En los targumim, el término Memrá era, desde luego, una de las designaciones para referirse a YHVH evitando antropomorfismos y, a la vez, describiendo sus acciones de creación, revelación y salvación. Así, por citar sólo algunos ejemplos, aparece creando la luz y separándola de las tinieblas (N. Gen. 1, 3-5), interviene en la creación de los animales (N. Gen. 1, 24-5) y del hombre (N. 1, 26-9), se le atribuye toda la obra creativa (N. Gen. 2, 2a), pasea por el Edén y expulsa del mismo a Adán y a Eva (N. Gen. 3, 8-10), su nombre equivale al de YHVH (N. Gen. 4, 26b), establece una alianza con Noé (N. Gen. 9, 12-17), se le aparece a Abraham como el Dios de los cielos (N. Gen. 17, 1-3), se equipara con este mismo Dios de los cielos (N. Gen. 49, 23-4), se aparece a Moisés en la zarza (N. Éx. 3, 2, 4, 8 y 12), interviene en el Éxodo (N. Éx. 11, 4; 12, 12, 13, 23, 27 y 29), pelea contra el ejército del faraón (N. Éx. 14, 30-1), es descrito como dotado de funciones curativas (N. Éx. 15, 26), se revela en el Sinaí (N. Éx. 19, 3), etc.

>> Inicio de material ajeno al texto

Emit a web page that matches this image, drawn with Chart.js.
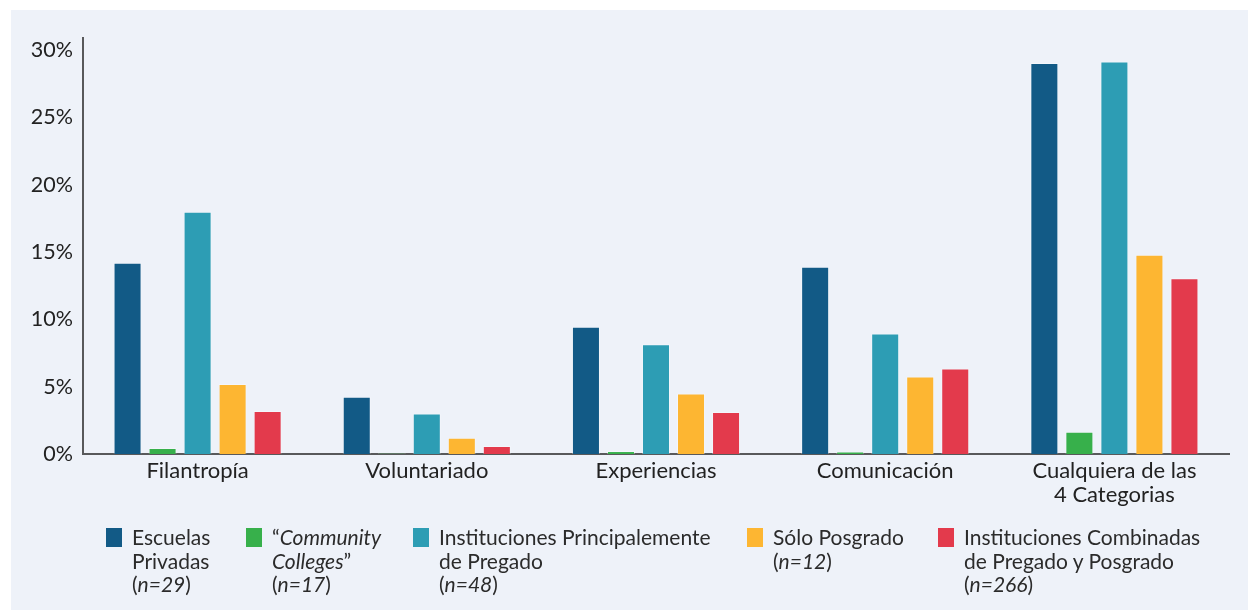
<!DOCTYPE html>
<html>
<head>
<meta charset="utf-8">
<script src="https://cdn.jsdelivr.net/npm/chart.js@4/dist/chart.umd.min.js"></script>
<style>
  body { margin: 0; background: #fff; font-family: Lato, "Noto Sans", sans-serif; }
  #panel { position: absolute; left: 11px; top: 10px; width: 1237px; height: 600px; background: #eef2f9; }
  #wrap { position: absolute; left: 0; top: 0; width: 1237px; height: 520px; }
  .item { position: absolute; top: 515px; font-size: 21px; line-height: 23.5px; color: #2b2b2b; }
  .sw { position: absolute; top: 3px; width: 16px; height: 19px; }
</style>
</head>
<body>
<div id="panel">
  <div id="wrap"><canvas id="chart"></canvas></div>
  <div id="legend"></div>
</div>
<script>
const categories = ['Filantropía', 'Voluntariado', 'Experiencias', 'Comunicación', ['Cualquiera de las', '4 Categorias']];
const yTicks = [0, 5, 10, 15, 20, 25, 30];

const escuelasPrivadas = [14.2, 4.25, 9.45, 13.9, 29.05];
const communityColleges = [0.45, 0.05, 0.22, 0.18, 1.65];
const pregado = [18.0, 3.0, 8.15, 8.95, 29.15];
const soloPosgrado = [5.2, 1.2, 4.5, 5.75, 14.8];
const combinadas = [3.2, 0.6, 3.12, 6.35, 13.05];

const colors = ['#125a86', '#37b04b', '#2d9db4', '#fdb632', '#e33a4c'];

// leyenda en HTML (texto en varias líneas con cursivas)
const legendItems = [
    { x: 95, html: 'Escuelas<br>Privadas<br>(<i>n=29</i>)' },
    { x: 235, html: '“<i>Community</i><br><i>Colleges</i>”<br>(<i>n=17</i>)' },
    { x: 402, html: 'Instituciones Principalemente<br>de Pregado<br>(<i>n=48</i>)' },
    { x: 736, html: 'Sólo Posgrado<br>(<i>n=12</i>)' },
    { x: 927, html: 'Instituciones Combinadas<br>de Pregado y Posgrado<br>(<i>n=266</i>)' }
];

const legend = document.getElementById('legend');
legendItems.forEach((it, i) => {
    const d = document.createElement('div');
    d.className = 'item';
    d.style.left = it.x + 'px';
    d.innerHTML = `<span class="sw" style="left:0;background:${colors[i]}"></span><div style="margin-left:26px">${it.html}</div>`;
    legend.appendChild(d);
});

const ctx = document.getElementById('chart').getContext('2d');
const series = [escuelasPrivadas, communityColleges, pregado, soloPosgrado, combinadas];

new Chart(ctx, {
    type: 'bar',
    data: {
        labels: categories,
        datasets: series.map((s, i) => ({
            data: s,
            backgroundColor: colors[i],
            borderColor: 'rgba(255,255,255,0.3)',
            borderWidth: 1,
            categoryPercentage: 0.764,
            barPercentage: 0.8
        }))
    },
    options: {
        responsive: true,
        maintainAspectRatio: false,
        animation: false,
        layout: { padding: { top: 28, right: 19, left: 0, bottom: 0 } },
        plugins: {
            legend: { display: false },
            tooltip: { enabled: false }
        },
        scales: {
            x: {
                grid: { display: false, drawTicks: false },
                border: { display: true, color: '#58595b', width: 2 },
                ticks: {
                    color: '#222',
                    padding: 5,
                    maxRotation: 0,
                    autoSkip: false,
                    font: { family: 'Lato', size: 22, lineHeight: 1.1 }
                },
                afterFit: s => { s.height = 76; }
            },
            y: {
                min: 0,
                max: 30.9,
                grid: { display: false, drawTicks: false },
                border: { display: true, color: '#58595b', width: 2 },
                afterBuildTicks: s => { s.ticks = yTicks.map(v => ({ value: v })); },
                afterFit: s => { s.width = 72; },
                ticks: {
                    color: '#222',
                    padding: 10,
                    font: { family: 'Lato', size: 21.5 },
                    callback: v => v + '%'
                }
            }
        }
    }
});
</script>
</body>
</html>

Aplicar este título a Jesús implicaba un salto conceptual de no pequeña relevancia como era indicar que Dios, como Logos-Memrá-Verbo-Palabra, se había encarnado en un ser humano. Pero tal noción no surgió ni merced a la influencia helenística, ni tomó terminología helenista ni tampoco se debió a medios cristianos helenistas como aquellos con los que, generalmente, se conecta a Pablo. La terminología y el concepto de «palabra-logos» arrancaron del seno mismo del judaísmo asentado en Israel. Lo novedoso fue afirmar que el Jesús crucificado y rechazado, no sólo era el «Siervo Sufriente», el «Justo» condenado injustamente, la «Piedra» despreciada, el «Hijo del hombre» o el «Mesías», sino que además había tenido una preexistencia como «Palabra-Memrá» de Dios, que en virtud de la misma había intervenido en la creación del universo y en todas las manifestaciones salvíficas y reveladoras de Dios y que, precisamente en conexión con ello, no era extraño que se le atribuyera el «Nombre sobre todo nombre» y se le llamara «Señor». En Jesús se podía ver no sólo al Mesías, sino también al Dios que se había manifestado una y otra vez en el Antiguo Testamento. Que aquella conclusión no era errónea resultaba claro para los judeo-cristianos no sólo porque derivaba de conceptos secularmente judíos,[1] sino también porque se fundamentaba en su experiencia de la resurrección de Jesús (Hch. 2, 32-6) y de la constatación de cómo Dios seguía realizando milagros (fundamentalmente, curaciones) en su nombre (Hch. 4, 9 y ss. y 30; etc.).